» **THE EXERCISE**: Copy exactly the lines from the start of the material through the line with "s.set_visible(False)". Pictures stay out of the copy.

» **GIVEN DATA**:
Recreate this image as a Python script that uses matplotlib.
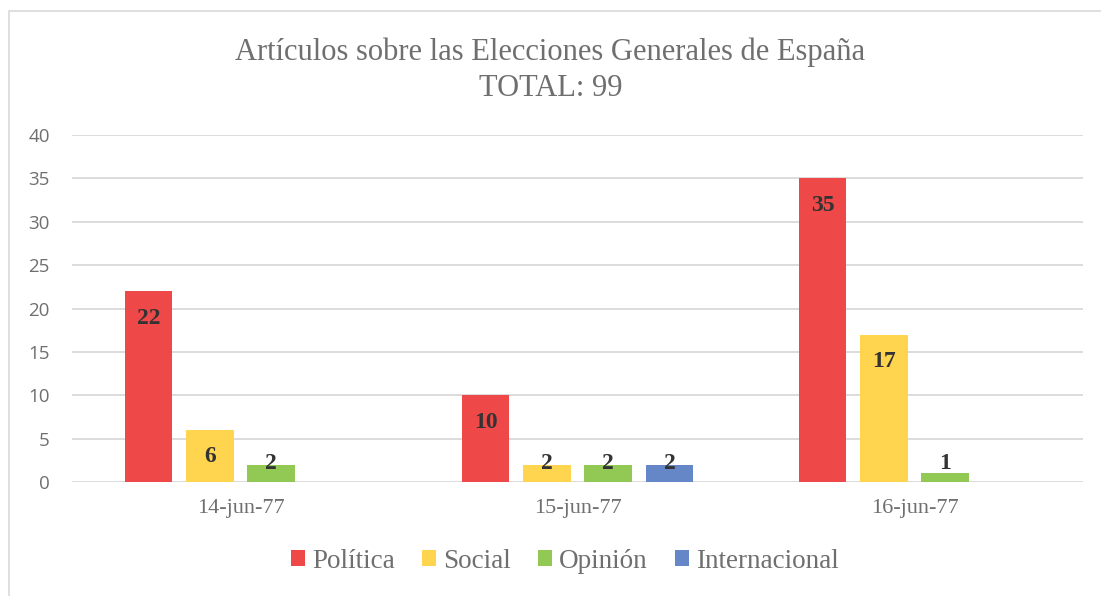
import numpy as np
import matplotlib
matplotlib.use("Agg")
import matplotlib.pyplot as plt
from matplotlib.patches import Rectangle

fechas = ["14-jun-77", "15-jun-77", "16-jun-77"]
series = ["Política", "Social", "Opinión", "Internacional"]
politica = [22, 10, 35]
social = [6, 2, 17]
opinion = [2, 2, 1]
internacional = [None, 2, None]
colores = ["#EF4848", "#FFD44F", "#92C954", "#6587C7"]

W, H = 1101, 596
fig = plt.figure(figsize=(W / 100, H / 100), dpi=100)
ax = fig.add_axes([72 / W, 1 - 482 / H, (1083 - 72) / W, (482 - 135) / H])

# marco del gráfico
fig.patches.append(Rectangle((9 / W, -0.05), 1.1, 1 - 11.5 / H + 0.05,
                             transform=fig.transFigure, fill=False,
                             edgecolor="#d9d9d9", linewidth=1.2))

x = np.arange(len(fechas))
paso = 0.182
ancho = 0.142
datos = [politica, social, opinion, internacional]
for k, (vals, col, nom) in enumerate(zip(datos, colores, series)):
    pos = x + (k - 1.5) * paso
    alturas = [v if v is not None else 0 for v in vals]
    ax.bar(pos, alturas, width=ancho, color=col, label=nom, zorder=3)
    for p, v in zip(pos, vals):
        if v is None:
            continue
        # etiqueta dentro del extremo, o encima si la barra es baja
        ax.text(p, max(v - 3.1, 2.1), str(v), ha="center", va="center",
                fontfamily="Liberation Serif", fontweight="bold",
                fontsize=17, color="#333333", zorder=4)

ax.set_xlim(-0.5, 2.5)
ax.set_ylim(0, 40)
ax.set_yticks(range(0, 41, 5))
ax.set_xticks(x)
ax.set_xticklabels(fechas, fontfamily="Liberation Serif", fontsize=16,
                   color="#6f6f6f")
for t in ax.get_yticklabels():
    t.set_fontfamily("Open Sans")
    t.set_fontsize(13.5)
    t.set_color("#6f6f6f")
ax.tick_params(length=0)
ax.tick_params(axis="y", pad=16)
ax.tick_params(axis="x", pad=12)
ax.grid(axis="y", color="#d9d9d9", linewidth=1.3, zorder=0)
for s in ax.spines.values():
    s.set_visible(False)

fig.text(0.5, 1 - 52 / H, "Artículos sobre las Elecciones Generales de España",
         ha="center", va="center", fontfamily="Liberation Serif",
         fontsize=22, color="#6f6f6f")
fig.text(0.5, 1 - 88 / H, "TOTAL: 99", ha="center", va="center",
         fontfamily="Liberation Serif", fontsize=22, color="#6f6f6f")

leg = fig.legend(loc="center", bbox_to_anchor=(0.513, 1 - 561 / H), ncol=4,
                 frameon=False, prop={"family": "Liberation Serif", "size": 19.5},
                 handlelength=0.52, handleheight=0.52, handletextpad=0.26,
                 columnspacing=1.0)
for t in leg.get_texts():
    t.set_color("#6f6f6f")

fig.savefig("out.png", dpi=100)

» **WRITTEN REPLY**:
Recreate this image as a Python script that uses matplotlib.
import numpy as np
import matplotlib
matplotlib.use("Agg")
import matplotlib.pyplot as plt
from matplotlib.patches import Rectangle

fechas = ["14-jun-77", "15-jun-77", "16-jun-77"]
series = ["Política", "Social", "Opinión", "Internacional"]
politica = [22, 10, 35]
social = [6, 2, 17]
opinion = [2, 2, 1]
internacional = [None, 2, None]
colores = ["#EF4848", "#FFD44F", "#92C954", "#6587C7"]

W, H = 1101, 596
fig = plt.figure(figsize=(W / 100, H / 100), dpi=100)
ax = fig.add_axes([72 / W, 1 - 482 / H, (1083 - 72) / W, (482 - 135) / H])

# marco del gráfico
fig.patches.append(Rectangle((9 / W, -0.05), 1.1, 1 - 11.5 / H + 0.05,
                             transform=fig.transFigure, fill=False,
                             edgecolor="#d9d9d9", linewidth=1.2))

x = np.arange(len(fechas))
paso = 0.182
ancho = 0.142
datos = [politica, social, opinion, internacional]
for k, (vals, col, nom) in enumerate(zip(datos, colores, series)):
    pos = x + (k - 1.5) * paso
    alturas = [v if v is not None else 0 for v in vals]
    ax.bar(pos, alturas, width=ancho, color=col, label=nom, zorder=3)
    for p, v in zip(pos, vals):
        if v is None:
            continue
        # etiqueta dentro del extremo, o encima si la barra es baja
        ax.text(p, max(v - 3.1, 2.1), str(v), ha="center", va="center",
                fontfamily="Liberation Serif", fontweight="bold",
                fontsize=17, color="#333333", zorder=4)

ax.set_xlim(-0.5, 2.5)
ax.set_ylim(0, 40)
ax.set_yticks(range(0, 41, 5))
ax.set_xticks(x)
ax.set_xticklabels(fechas, fontfamily="Liberation Serif", fontsize=16,
                   color="#6f6f6f")
for t in ax.get_yticklabels():
    t.set_fontfamily("Open Sans")
    t.set_fontsize(13.5)
    t.set_color("#6f6f6f")
ax.tick_params(length=0)
ax.tick_params(axis="y", pad=16)
ax.tick_params(axis="x", pad=12)
ax.grid(axis="y", color="#d9d9d9", linewidth=1.3, zorder=0)
for s in ax.spines.values():
    s.set_visible(False)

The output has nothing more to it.